Dear Wayne and Wanda,
I'm in a weird situation. My girlfriend and I have been together for several years. When we first met, we had a lot of our own friends. But as time has gone on, we have mainly hung out with the same group of people, so now we pretty much share the same group of friends. This is fine with me. I plan to be with my girl for years to come, and we agree we're on track to probably get married.
The problem is with another couple in our group. We'll call them Mickey and Minnie. Mickey and Minnie started dating about when we did, so of all the other friends, we hang with them the most. I have known Mickey since high school. I introduced my girlfriend to Minnie and they became really tight right away. But things have gone bad. Mickey just got caught cheating on Minnie. And it turns out he was sleeping with this other girl for the last year. Mickey and Minnie have broken up, and he is now seeing the new girl. This all happened in the last couple weeks.
Now my girlfriend wants nothing to do with Mickey. She says we can hang out with Minnie, "the victim," but not Mickey, because he's a cheater and liar and insensitive, etc. When I tried to explain that Mickey is my friend, one of my oldest friends, and I need to be there for him too, she completely lost it and accused me of sympathizing with him. We had a huge fight and still haven't found a way to agree on what to do. I don't want to cut off my friendship with Mickey, but I don't want to make my girlfriend angry, either.

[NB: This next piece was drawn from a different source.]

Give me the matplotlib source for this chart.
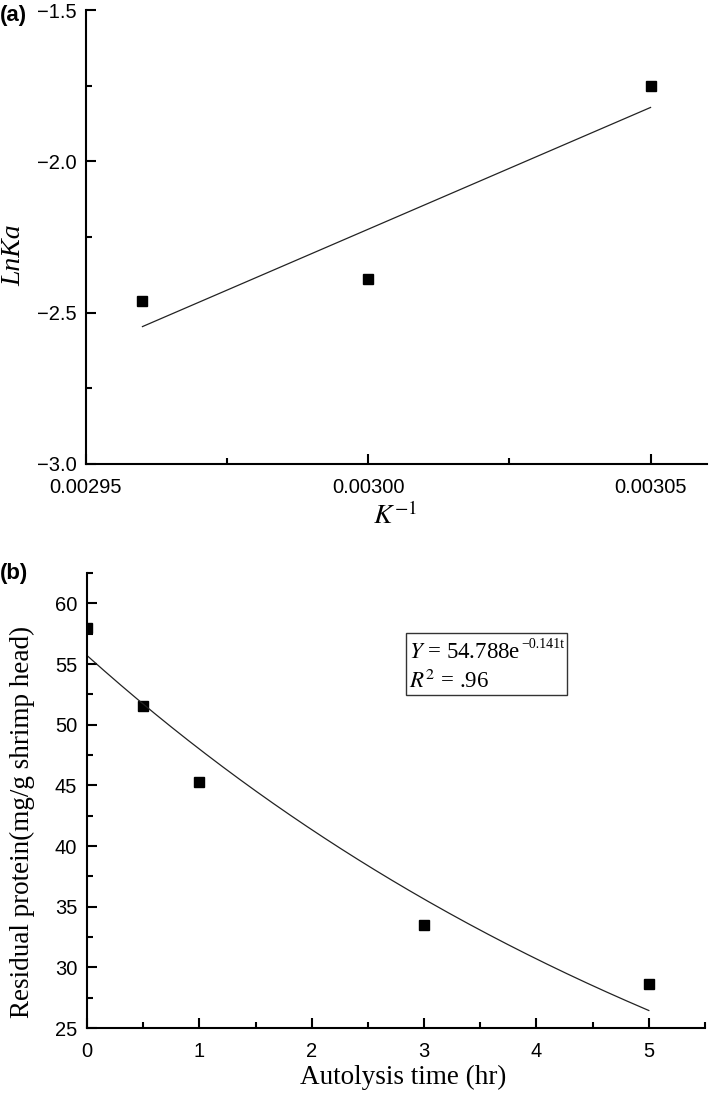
import numpy as np
import matplotlib
matplotlib.use('Agg')
import matplotlib.pyplot as plt
from matplotlib.ticker import MultipleLocator, FuncFormatter
from matplotlib.patches import Rectangle

plt.rcParams['font.family'] = ['Liberation Sans', 'DejaVu Sans']
plt.rcParams['mathtext.fontset'] = 'stix'

# (a) Arrhenius plot
inv_T = [0.00296, 0.00300, 0.00305]
ln_ka = [-2.46, -2.39, -1.75]
fit_a_x = [0.00296, 0.00305]
fit_a_y = [-2.546, -1.822]

# (b) residual protein during autolysis
time_hr = [0, 0.5, 1, 3, 5]
protein = [58.0, 51.5, 45.3, 33.5, 28.6]
fit_b_a = 55.7    # curve as drawn in the figure
fit_b_k = 0.149

fig = plt.figure(figsize=(7.09, 10.97), dpi=100)
serif = ['Liberation Serif', 'DejaVu Serif']
H = 1097.0
W = 709.0

def fmt(f):
    return FuncFormatter(lambda v, p: (f % v).replace('-', '\u2212'))

def style(ax):
    for s in ['top', 'right']:
        ax.spines[s].set_visible(False)
    for s in ['left', 'bottom']:
        ax.spines[s].set_linewidth(1.5)
    ax.tick_params(which='major', direction='in', length=7, width=1.5, labelsize=14.5)
    ax.tick_params(which='minor', direction='in', length=4, width=1.5)
    ax.tick_params(axis='x', pad=10)
    ax.tick_params(axis='y', pad=7)

# ---- panel a
ax1 = fig.add_axes([86 / W, 1 - 464 / H, (707 - 86) / W, (464 - 10) / H])
style(ax1)
ax1.plot(inv_T, ln_ka, 's', color='black', ms=7.5)
ax1.plot(fit_a_x, fit_a_y, '-', color='#222222', lw=0.9)
ax1.set_xlim(0.00295, 0.00306)
ax1.set_ylim(-3.0, -1.5)
ax1.xaxis.set_major_locator(MultipleLocator(0.00005))
ax1.xaxis.set_minor_locator(MultipleLocator(0.000025))
ax1.xaxis.set_major_formatter(fmt('%.5f'))
ax1.yaxis.set_major_locator(MultipleLocator(0.5))
ax1.yaxis.set_minor_locator(MultipleLocator(0.25))
ax1.yaxis.set_major_formatter(fmt('%.1f'))
fig.text(395 / W, 1 - 516 / H, r'$K^{\mathit{-1}}$', fontsize=20, ha='center', va='center')
fig.text(14 / W, 1 - 255 / H, 'LnKa', fontsize=20, family=serif, style='italic',
         rotation=90, ha='center', va='center')
fig.text(0.0, 1 - 16 / H, '(a)', fontsize=16, fontweight='bold', va='center', ha='left')

# ---- panel b
ax2 = fig.add_axes([87 / W, 1 - 1028 / H, (705 - 87) / W, (1028 - 573) / H])
style(ax2)
ax2.plot(time_hr, protein, 's', color='black', ms=7.5)
tt = np.linspace(0, 5, 200)
ax2.plot(tt, fit_b_a * np.exp(-fit_b_k * tt), '-', color='#222222', lw=0.9)
ax2.set_xlim(0, 5.5)
ax2.set_ylim(25, 62.5)
ax2.xaxis.set_major_locator(MultipleLocator(1))
ax2.xaxis.set_minor_locator(MultipleLocator(0.5))
ax2.yaxis.set_major_locator(MultipleLocator(5))
ax2.yaxis.set_minor_locator(MultipleLocator(2.5))
fig.text(403 / W, 1 - 1077 / H, 'Autolysis time (hr)', fontsize=19.5, family=serif,
         ha='center', va='center')
fig.text(22 / W, 1 - 822 / H, 'Residual protein(mg/g shrimp head)', fontsize=19.5,
         family=serif, rotation=90, ha='center', va='center')
fig.text(0.0, 1 - 573 / H, '(b)', fontsize=16, fontweight='bold', va='center', ha='left')

# equation box, exponent drawn smaller as in the original
line1 = fig.text(409 / W, 1 - 658 / H, '$Y$ = 54.788e', fontsize=16.5, family=serif,
                 va='baseline', ha='left')
fig.canvas.draw()
r = fig.canvas.get_renderer()
bb = line1.get_window_extent(r)
expo = fig.text((bb.x1 + 1) / W, 1 - 648 / H, '\u22120.141t', fontsize=10, family=serif,
                va='baseline', ha='left')
fig.text(409 / W, 1 - 688 / H, '$R^2$ = .96', fontsize=16.5, family=serif,
         va='baseline', ha='left')
fig.canvas.draw()
eb = expo.get_window_extent(r)
x_right = eb.x1 + 3
fig.add_artist(Rectangle((406 / W, 1 - 695 / H), (x_right - 406) / W, 62 / H,
                         transform=fig.transFigure, fill=False, ec='#333333', lw=1.0))

fig.savefig('out.png', dpi=100)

Help?
Wanda: Your girlfriend is right about a few things: Mickey did cheat, he did lie and jumping into a relationship within days of getting out of a three-year relationship could indeed be translated as "insensitive." But I have to wonder, had it been flipped and had Minnie been the one with a side project and secret life, would your woman be so quick to abandon the friendship and throw her support behind poor Mickey?
It's normal to feel a bit betrayed when we find out our friends haven't behaved up to par, and it's normal to feel protective of our besties when they've been hurt and trampled on. Your girlfriend sounds like an incredibly loyal, faithful friend who is highly empathetic and sensitive. None of these are bad traits and in fact can make her a wonderful partner to you. In the short-term, though, they are also helping make a complex situation additionally frustrating and murky.
Tell your girlfriend that by supporting Mickey, you aren't endorsing his bad behavior. In fact, if anything, it's the opposite. You're just as disappointed in his actions as she is. Rather than abandon him, you need to help him figure out why he let himself drift into a life defined by deception.
Also, best you both keep this in mind: No one really knows what goes on in a relationship except the two people who are in one. Happy people don't cheat. That's not to blame Minnie. That is to say, breakups and broken-down relationships are rarely a matter of "good guy" versus "bad guy." Surely there's more to this situation than either of you will ever know. The best you can do is continue to stay true to your morals and instincts and be a good friend.
Wayne: Mickey, Minnie and Goofy. I'm not surprised in the slightest to hear that this group is engaged in some childish behavior. Cheating. Fighting. Picking sides. What, Donald Duck didn't want any of this fun?
Look, adult friendships aren't always cut from fairy tales. In fact, much like finding the perfect life partner, landing a great lifetime friend is darn near impossible. Adult friends meet their own partners and fall off the radar. Adult friends move away to pursue their careers. Adult friends get drunk and say mean things. Adult friends cheat on their partners, sometimes with someone else's partner.
Right now, it's important for you and your girlfriend to act like grown-ups and worry about your friendship first. Emotions are high right now, so try to stay above all the outside noise, take a step back from the dramas your friends have brought into your lives, and instead talk about the importance of you two being solid partners to one another.
Commit to communicating without conversations elevating to "losing it" levels. Talk about the importance of being unified in making big decisions, like, um, embracing and ostracizing people you care deeply about. And celebrate the great things you've already built together as a couple in a world where relationships go up in flames all the time.
By realizing that the most important friendship is the one between you two, your relationship will be stronger and you'll have clarity and boundaries in your other friendships.
Besides, in a few years when you and your now-wife have busy careers, a big mortgage, bunch of kids, a couple dogs and absolutely no time for friends or other people's drama, you'll laugh about how ridiculous you were to even fight over this mess.